City’s beautiful brass products are exported across the globe such as the UK, Canada, the US, Germany, gulf countries and the Middle East.
But now, Moradabad’ craft beauty is gradually losing its shine. The industry is witnessing closure of workshops. The artisans are being left unemployed.
Earlier, every street in the city was decorated with brass products. But now, artisans are shifting towards other means to earn their bread like pulling rickshaws and selling Chinese items etc.
The main reason behind down fall of industry is sudden price rise of raw material like brass etc. Hike of around 40 to 60 per cent in brass scrap and increasing price of petro-products are hampering the margins of the manufacturers and exporters.
Second, people prefer steel products than brass now a days, which is available at much cheaper price compared to brass.
Third, the artisans are leaving this industry because of extremely low wages. They still get only Rs. 200-300 per day.
Upsurge of Chinese items is also playing a role.
Industry has seen downfall of 50 % in last some years. The total export turnover from this city was Rs. 3,200 crore in 2006-07, which came down drastically to Rs. 1,800 crore in 2011-12 and now it has come to 1500 crore. There are about 50 export houses operating in Moradabad which together register an annual turnover of more than Rs. 5 crore. The local unorganized sector includes more than 80,000 micro units operating at smaller level, working from home.

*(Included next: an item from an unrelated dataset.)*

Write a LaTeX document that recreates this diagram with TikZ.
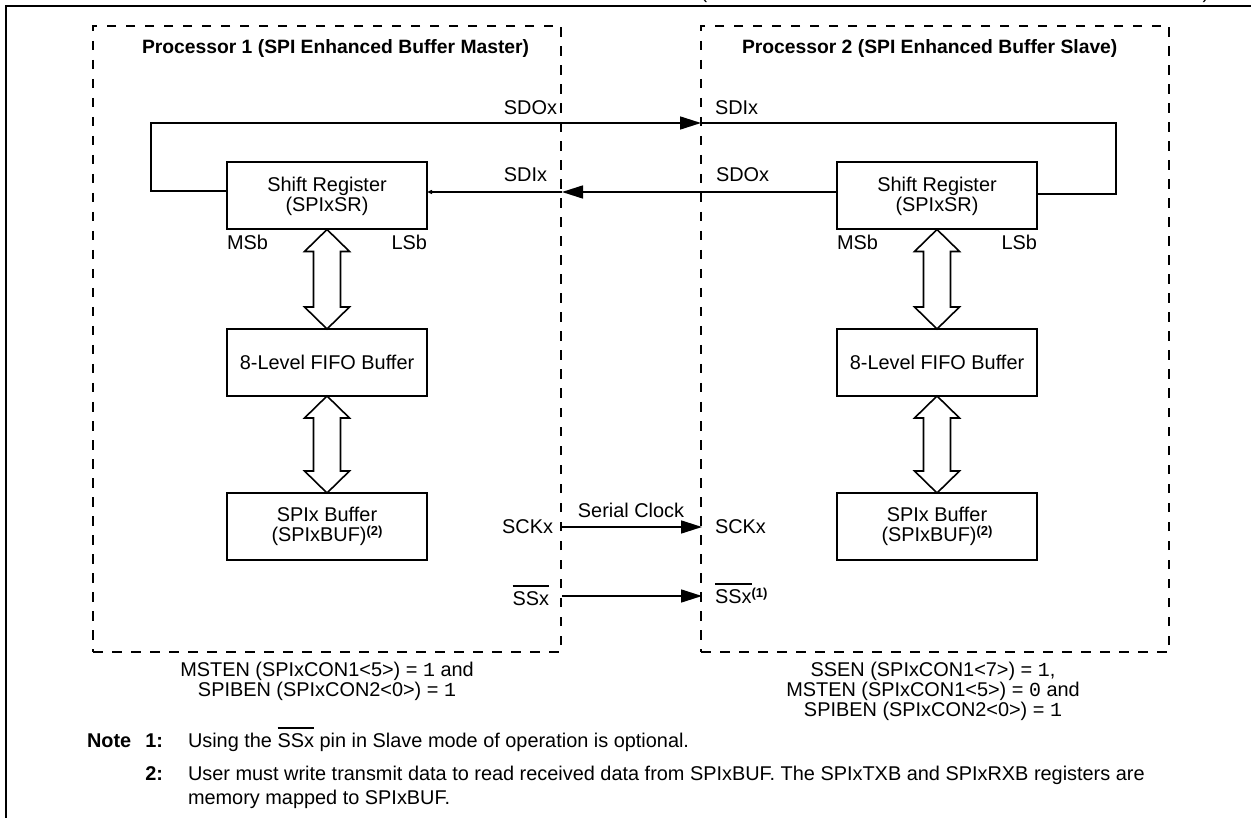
\documentclass[tikz,border=0pt]{standalone}
\usepackage{fontspec}
\setmainfont{Liberation Sans}
\setmonofont{Liberation Mono}
\usetikzlibrary{arrows.meta}
\newcommand\dblarrow[2]{%
  \draw[dbl] (#1) -- ([shift={(22.5,22)}]#1) -- ([shift={(13.5,22)}]#1)
    -- ([shift={(13.5,-22)}]#2) -- ([shift={(22.5,-22)}]#2) -- (#2)
    -- ([shift={(-22.5,-22)}]#2) -- ([shift={(-13.5,-22)}]#2)
    -- ([shift={(-13.5,22)}]#1) -- ([shift={(-22.5,22)}]#1) -- cycle;}
\newcommand\ovbar[1]{\leavevmode\vbox{\hrule height 1.6pt\kern 4.2pt\hbox{#1}}}
\newcommand\supnote[1]{\raisebox{6pt}{\fontsize{13}{13}\selectfont\bfseries(#1)}}
\begin{document}
\begin{tikzpicture}[x=1pt,y=-1pt,
  every node/.style={inner sep=0pt,outer sep=0pt,font=\fontsize{19.9}{20}\selectfont},
  frame/.style={line width=2pt},
  procbox/.style={draw,line width=1.8pt,dash pattern=on 9.5pt off 9.5pt,minimum width=468pt,minimum height=626pt},
  blk/.style={draw,line width=2pt,minimum width=200pt,minimum height=67pt,align=center},
  conn/.style={line width=1.6pt},
  bigtip/.style={-{Triangle[length=21pt,width=13pt]}},
  smalltip/.style={-{Triangle[length=5pt,width=4pt]}},
  dbl/.style={draw,line width=1.6pt,fill=white,line join=miter},
  ttl/.style={font=\fontsize{19.3}{20}\selectfont\bfseries},
  nb/.style={font=\fontsize{19.9}{20}\selectfont\bfseries}]
\useasboundingbox (0,0) rectangle (1251,818);
\clip (0,0) rectangle (1251,818);
% partial title above the frame
\node[anchor=south] (tpl) at (704,3) {(};
\node[anchor=south] (tpr) at (1206,3) {)};
% outer frame
\draw[frame] (6,818) -- (6,6) -- (1251,6);
% processor boxes
\node[procbox] (p1) at (327,339) {};
\node[procbox] (p2) at (935,339) {};
\node[ttl,anchor=base west] (t1) at (142,54) {Processor 1 (SPI Enhanced Buffer Master)};
\node[ttl,anchor=base west] (t2) at (742,54) {Processor 2 (SPI Enhanced Buffer Slave)};
% blocks
\node[blk] (sr1) at (327,196) {Shift Register\\(SPIxSR)};
\node[blk] (fifo1) at (327,362.5) {8-Level FIFO Buffer};
\node[blk] (buf1) at (327,526.5) {SPIx Buffer\\(SPIxBUF)\supnote{2}};
\node[blk] (sr2) at (937,196) {Shift Register\\(SPIxSR)};
\node[blk] (fifo2) at (937,362.5) {8-Level FIFO Buffer};
\node[blk] (buf2) at (937,526.5) {SPIx Buffer\\(SPIxBUF)\supnote{2}};
\node[anchor=base west] (msb1) at (227,250) {MSb};
\node[anchor=base east] (lsb1) at (427,250) {LSb};
\node[anchor=base west] (msb2) at (837,250) {MSb};
\node[anchor=base east] (lsb2) at (1037,250) {LSb};
% double arrows
\dblarrow{sr1.south}{fifo1.north}
\dblarrow{fifo1.south}{buf1.north}
\dblarrow{sr2.south}{fifo2.north}
\dblarrow{fifo2.south}{buf2.north}
% SDO -> SDI loop
\coordinate (tl) at (151,123);
\coordinate (tr) at (1116,123);
\draw[conn,bigtip] ([yshift=5pt]sr1.west) -| (tl) -- (tl -| p2.west);
\draw[conn] (tl -| p2.west) -- (tr) |- ([yshift=2pt]sr2.east);
\node[anchor=base east] (sdo1) at (557,115) {SDOx};
\node[anchor=base west] (sdi2) at (715,115) {SDIx};
% SDO slave -> SDI master
\coordinate (mi) at (562,192);
\draw[conn,bigtip] ([yshift=4pt]sr2.west) -- (mi);
\draw[conn,smalltip] (mi) -- ([yshift=4pt]sr1.east);
\node[anchor=base east] (sdi1) at (547,182) {SDIx};
\node[anchor=base west] (sdo2) at (716,182) {SDOx};
% serial clock
\coordinate (ckl) at (562,527);
\coordinate (ckr) at (702,527);
\draw[conn,bigtip] (ckl) -- (ckr);
\node[anchor=base] (sclk) at (631,517) {Serial Clock};
\node[anchor=base east] (sck1) at (553,533) {SCKx};
\node[anchor=base west] (sck2) at (715,533) {SCKx};
% slave select
\coordinate (ssl) at (562,596);
\coordinate (ssr) at (702,596);
\draw[conn,bigtip] (ssl) -- (ssr);
\node[anchor=base east] (ss1) at (549,605) {\ovbar{SSx}};
\node[anchor=base west] (ss2) at (715,603) {\ovbar{SSx}\supnote{1}};
% conditions
\node[anchor=base] (c1a) at (327,676) {MSTEN (SPIxCON1<5>) = \texttt{1} and};
\node[anchor=base] (c1b) at (327,696) {SPIBEN (SPIxCON2<0>) = \texttt{1}};
\node[anchor=base] (c2a) at (933,676) {SSEN (SPIxCON1<7>) = \texttt{1},};
\node[anchor=base] (c2b) at (933,696) {MSTEN (SPIxCON1<5>) = \texttt{0} and};
\node[anchor=base] (c2c) at (933,716) {SPIBEN (SPIxCON2<0>) = \texttt{1}};
% notes
\node[nb,anchor=base west] (nt) at (87,747) {Note};
\node[nb,anchor=base east] (n1) at (163,747) {1:};
\node[anchor=base west] (n1t) at (188,747) {Using the \ovbar{SSx} pin in Slave mode of operation is optional.};
\node[nb,anchor=base east] (n2) at (163,780) {2:};
\node[anchor=base west] (n2t) at (188,780) {User must write transmit data to read received data from SPIxBUF. The SPIxTXB and SPIxRXB registers are};
\node[anchor=base west] (n2u) at (188,804) {memory mapped to SPIxBUF.};
\end{tikzpicture}
\end{document}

There are lots of challenges but there is no one who can seek innovative ideas and new ways for this industry. Administration is running away from its accountability. Industry needs basic frameworks to maintain the sectors growth. Industry insider says, “Artisans have shown their ability at national and international level. They can build this sector again if government focuses their problems and make some rehabilitation programme to revive this sector.”